Among the major banks, Mitsubishi UFJ Financial is lower by more than 1 percent and Sumitomo Mitsui Financial is down almost 2 percent.

In the oil sector, Inpex and Japan Petroleum are losing more than 1 percent each after crude oil prices declined overnight.

Among the other major gainers, Taiyo Yuden is gaining almost 5 percent, Toppan Printing is rising more than 4 percent and Hitachi Zosen is higher by almost 4 percent.

On the flip side, Isuzu Motors is losing more than 16 percent, Fukuoka Financial is lower by almost 12 percent and Citizen Watch is declining more than 11 percent.

On the economic front, the Ministry of Finance said that Japan posted a current account surplus of 2,847.9 billion yen in March, down 10.6 percent on year. That missed forecasts for a surplus of 3,007.2 billion yen, but was still up from 2,676.8 billion yen in February.

The trade balance showed a surplus of 700.1 billion yen, also missing expectations for 838.9 billion yen and up from 489.2 billion yen in the previous month.

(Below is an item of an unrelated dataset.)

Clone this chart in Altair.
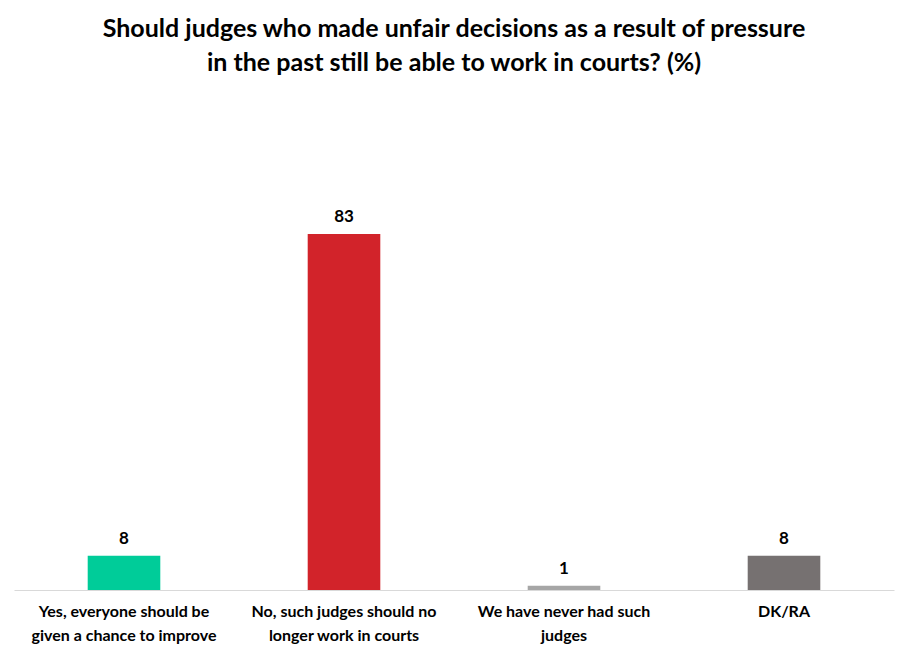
import altair as alt
import pandas as pd

categories = [
    "Yes, everyone should be given a chance to improve",
    "No, such judges should no longer work in courts",
    "We have never had such judges",
    "DK/RA",
]
label_lines = [
    ["Yes, everyone should be", "given a chance to improve"],
    ["No, such judges should no", "longer work in courts"],
    ["We have never had such", "judges"],
    ["DK/RA"],
]
values = [8, 83, 1, 8]
colors = ["#00CC99", "#D2232A", "#A6A6A6", "#767171"]

df = pd.DataFrame({"cat": categories, "value": values, "color": colors})

label_expr = (
    "{"
    + ",".join(
        f"'{c}': {label_lines[i]!r}" for i, c in enumerate(categories)
    )
    + "}[datum.value]"
)

FONT = "Lato"

x = alt.X(
    "cat:N",
    sort=categories,
    scale=alt.Scale(paddingInner=0.67, paddingOuter=0.335),
    axis=alt.Axis(
        title=None,
        labelExpr=label_expr,
        labelAngle=0,
        labelFont=FONT,
        labelFontSize=16,
        labelFontWeight="bold",
        labelColor="#000000",
        labelPadding=13,
        labelLineHeight=24,
        labelLimit=300,
        ticks=False,
        domainColor="#D9D9D9",
        domainWidth=1,
    ),
)
y = alt.Y(
    "value:Q",
    scale=alt.Scale(domain=[0, 90]),
    axis=None,
)

bars = alt.Chart(df).mark_bar().encode(
    x=x,
    y=y,
    color=alt.Color("color:N", scale=None),
)
texts = alt.Chart(df).mark_text(
    dy=-17, font=FONT, fontSize=17, fontWeight="bold", color="#000000"
).encode(x=x, y=y, text=alt.Text("value:Q"))

chart = (
    alt.layer(bars, texts)
    .properties(
        width=880,
        height=386,
        background="#FFFFFF",
        title=alt.TitleParams(
            text=[
                "Should judges who made unfair decisions as a result of pressure",
                "in the past still be able to work in courts? (%)",
            ],
            font=FONT,
            fontSize=25,
            fontWeight="bold",
            color="#000000",
            lineHeight=34,
            anchor="middle",
            offset=128,
        ),
        autosize=alt.AutoSizeParams(type="none"),
        padding={"left": 6, "top": 196, "right": 6, "bottom": 60},
    )
    .configure_view(strokeWidth=0, stroke="transparent")
)

chart.save("out.html", embed_options={"renderer": "svg", "actions": False})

The Bank of Japan said that overall bank lending in Japan was up 2.4 percent on year in April, coming in at 537.652 trillion yen. That was up from the downwardly revised 2.3 percent increase in March.

In the currency market, the U.S. dollar is trading in the upper 109 yen-range on Tuesday.

On Wall Street, stocks closed sharply lower on Monday after China announced plans to raise tariffs on $60 billion worth of U.S. goods, shrugging off a warning from U.S. President Donald Trump. The move by China comes in retaliation for Trump's recent decision to raise tariffs on about $200 billion worth of Chinese goods to 25 percent from 10 percent.

The Dow plunged 617.38 points or 2.4 percent to 25,324.99, the Nasdaq plummeted 269.92 points or 3.4 percent to 7,647.02 and the S&P 500 dove 69.53 points or 2.4 percent to 2,811.87.

The major European markets also moved to the downside on Monday. While the U.K.'s FTSE 100 Index fell by 0.6 percent, the French CAC 40 Index and the German DAX Index tumbled by 1.2 percent and 1.5 percent, respectively.

Crude oil futures pared early gains and settled notably lower on Monday as worries about global growth following an escalation in U.S.-China trade tensions raised concerns about energy demand. WTI crude for June delivery fell $0.62 or 1 percent to $61.04 a barrel on the New York Mercantile Exchange.